[INSTRUCTIONS TO FOLLOW]:
Look at the data below and print exactly the lines from its first line through the line with "17, 16, 8, 3];"; the pictures stay out of the copy.

[INFORMATION SHOWN]:

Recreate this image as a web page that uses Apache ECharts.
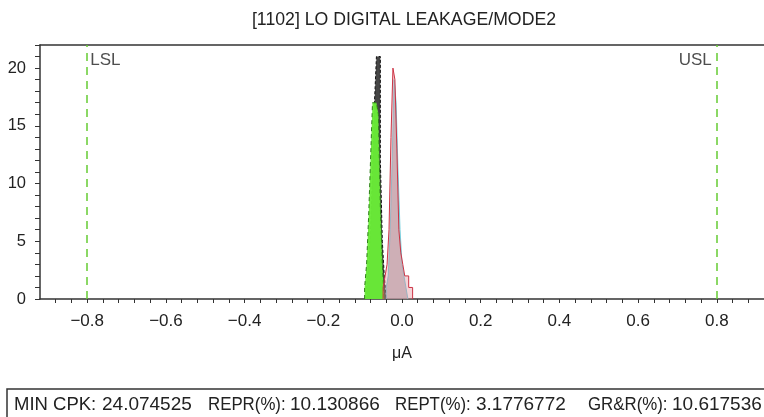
<!DOCTYPE html>
<html>
<head>
<meta charset="utf-8">
<script src="https://cdn.jsdelivr.net/npm/echarts@6/dist/echarts.min.js"></script>
<style>
  html, body { margin: 0; padding: 0; background: #fff; }
  #chart { width: 764px; height: 417px; }
</style>
</head>
<body>
<div id="chart"></div>
<script>
// Leakage histograms per measurement group (bin width in µA, counts per bin)
const binWidth = 0.005;

const blackStart = -0.090;
const blackCounts = [1, 3, 6, 11, 17, 21, 21, 12, 5, 2];

const greenStart = -0.095;
const greenCounts = [1, 3, 7, 12, 17, 17, 17, 16, 8, 3];

const grayStart = -0.040;
const grayCounts = [1, 2, 6, 12, 19, 17, 11, 6, 3, 2, 1];

const redStart = -0.048;
const redCounts = [1, 2, 3, 6, 14, 20, 19, 13, 6, 4, 3, 2, 2, 1, 1];

// Spec limits
const specLimits = [
  { name: 'LSL', value: -0.8 },
  { name: 'USL', value: 0.8 }
];

const titleText = '[1102] LO DIGITAL LEAKAGE/MODE2';
const xAxisName = 'μA';

// Summary line: label / value pairs
const summaryLabels = ['MIN CPK:', 'REPR(%):', 'REPT(%):', 'GR&R(%):'];
const summaryValues = ['24.074525', '10.130866', '3.1776772', '10.617536'];

const xMin = -0.92, xMax = 0.92, xStep = 0.04;
const yMin = 0, yMax = 22, yStep = 1;

const FONT = 'Liberation Sans, Arial, Helvetica, sans-serif';

// Step outline of a histogram: left edge of each bin with its count, closed at the right edge
function toSteps(start, counts) {
  const pts = [[start, 0]];
  counts.forEach((c, i) => {
    pts.push([+(start + i * binWidth).toFixed(4), c]);
  });
  pts.push([+(start + counts.length * binWidth).toFixed(4), 0]);
  return pts;
}

function histSeries(name, start, counts, fill, stroke, dash, z) {
  return {
    name: name,
    type: 'line',
    step: 'end',
    data: toSteps(start, counts),
    showSymbol: false,
    symbol: 'none',
    lineStyle: { color: stroke, width: 1, type: dash || 'solid' },
    areaStyle: { color: fill, opacity: 1, origin: 'start' },
    z: z
  };
}

function fmtTick(v) {
  const k = Math.round(v * 100);
  if (k % 20 !== 0) return '';
  const s = Math.abs(v).toFixed(1);
  return v < -1e-9 ? '\u2212' + s : s;
}

const chart = echarts.init(document.getElementById('chart'), null, { renderer: 'canvas' });

const textColor = '#222';
const axisColor = '#333';

const summaryGraphics = [];
const labelX = [14, 208, 395, 588];
const labelScale = [1, 0.91, 0.91, 0.91];
const valueX = [102, 290, 476, 672];
summaryLabels.forEach((t, i) => {
  summaryGraphics.push({
    type: 'text', x: labelX[i], y: 405, scaleX: labelScale[i], silent: true,
    style: { text: t, fontFamily: FONT, fontSize: 18.5, fill: textColor, textVerticalAlign: 'middle' }
  });
  summaryGraphics.push({
    type: 'text', x: valueX[i], y: 405, silent: true,
    style: { text: summaryValues[i], fontFamily: FONT, fontSize: 19, fill: textColor, textVerticalAlign: 'middle' }
  });
});

chart.setOption({
  animation: false,
  backgroundColor: '#fff',
  title: {
    text: titleText,
    left: 399,
    textAlign: 'center',
    top: 6,
    textStyle: { fontFamily: FONT, fontSize: 17.7, fontWeight: 'normal', color: textColor }
  },
  grid: { left: 40, right: -2, top: 45, bottom: 118, containLabel: false },
  xAxis: [
    {
      type: 'value',
      min: xMin, max: xMax, interval: xStep,
      name: xAxisName,
      nameLocation: 'middle',
      nameGap: 47,
      nameTextStyle: { fontFamily: FONT, fontSize: 16, color: textColor },
      axisLine: { show: true, onZero: false, lineStyle: { color: axisColor, width: 1.5 } },
      axisTick: { show: true, inside: false, length: 4, lineStyle: { color: axisColor, width: 1 } },
      axisLabel: {
        interval: 0,
        showMinLabel: false, showMaxLabel: false,
        formatter: fmtTick,
        margin: 14,
        fontFamily: FONT, fontSize: 17, color: textColor
      },
      splitLine: { show: false }
    },
    {
      type: 'value',
      position: 'top',
      min: xMin, max: xMax,
      axisLine: { show: true, onZero: false, lineStyle: { color: axisColor, width: 1.5 } },
      axisTick: { show: false },
      axisLabel: { show: false },
      splitLine: { show: false }
    }
  ],
  yAxis: {
    type: 'value',
    min: yMin, max: yMax, interval: yStep,
    axisLine: { show: true, onZero: false, lineStyle: { color: axisColor, width: 1.5 } },
    axisTick: { show: true, length: 5, lineStyle: { color: axisColor, width: 1 } },
    axisLabel: {
      interval: 0,
      formatter: v => (v % 5 === 0 && v <= 20 ? String(v) : ''),
      margin: 14,
      fontFamily: FONT, fontSize: 16.5, color: textColor
    },
    splitLine: { show: false }
  },
  series: [
    Object.assign(histSeries('black', blackStart, blackCounts, 'rgba(50,50,50,0.9)', '#111', [3, 2], 2), {
      markLine: {
        silent: true,
        symbol: 'none',
        label: { show: false },
        lineStyle: { color: '#66cc33', width: 1.5, type: [8, 6] },
        data: specLimits.map(s => ({ xAxis: s.value }))
      }
    }),
    histSeries('green', greenStart, greenCounts, 'rgba(105,235,55,0.97)', '#2f7f1a', [4, 3], 3),
    histSeries('gray', grayStart, grayCounts, 'rgba(165,170,178,0.65)', 'rgba(110,205,220,0.95)', null, 4),
    histSeries('red', redStart, redCounts, 'rgba(225,130,140,0.35)', '#cc3344', null, 5),
    {
      name: 'limits',
      type: 'scatter',
      xAxisIndex: 0,
      symbolSize: 0,
      silent: true,
      data: specLimits.map(s => ({
        value: [s.value, 20.7],
        label: {
          show: true,
          formatter: s.name,
          position: s.value < 0 ? 'right' : 'left',
          distance: s.value < 0 ? 3 : 5,
          fontFamily: FONT,
          fontSize: 17,
          color: textColor
        }
      })),
      z: 6
    }
  ],
  graphic: [
    {
      type: 'rect',
      shape: { x: 7, y: 389, width: 800, height: 60 },
      style: { fill: '#fff', stroke: axisColor, lineWidth: 1.5 },
      silent: true
    }
  ].concat(summaryGraphics)
});
</script>
</body>
</html>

[WRITTEN RESPONSE]:
Recreate this image as a web page that uses Apache ECharts.
<!DOCTYPE html>
<html>
<head>
<meta charset="utf-8">
<script src="https://cdn.jsdelivr.net/npm/echarts@6/dist/echarts.min.js"></script>
<style>
  html, body { margin: 0; padding: 0; background: #fff; }
  #chart { width: 764px; height: 417px; }
</style>
</head>
<body>
<div id="chart"></div>
<script>
// Leakage histograms per measurement group (bin width in µA, counts per bin)
const binWidth = 0.005;

const blackStart = -0.090;
const blackCounts = [1, 3, 6, 11, 17, 21, 21, 12, 5, 2];

const greenStart = -0.095;
const greenCounts = [1, 3, 7, 12, 17, 17, 17, 16, 8, 3];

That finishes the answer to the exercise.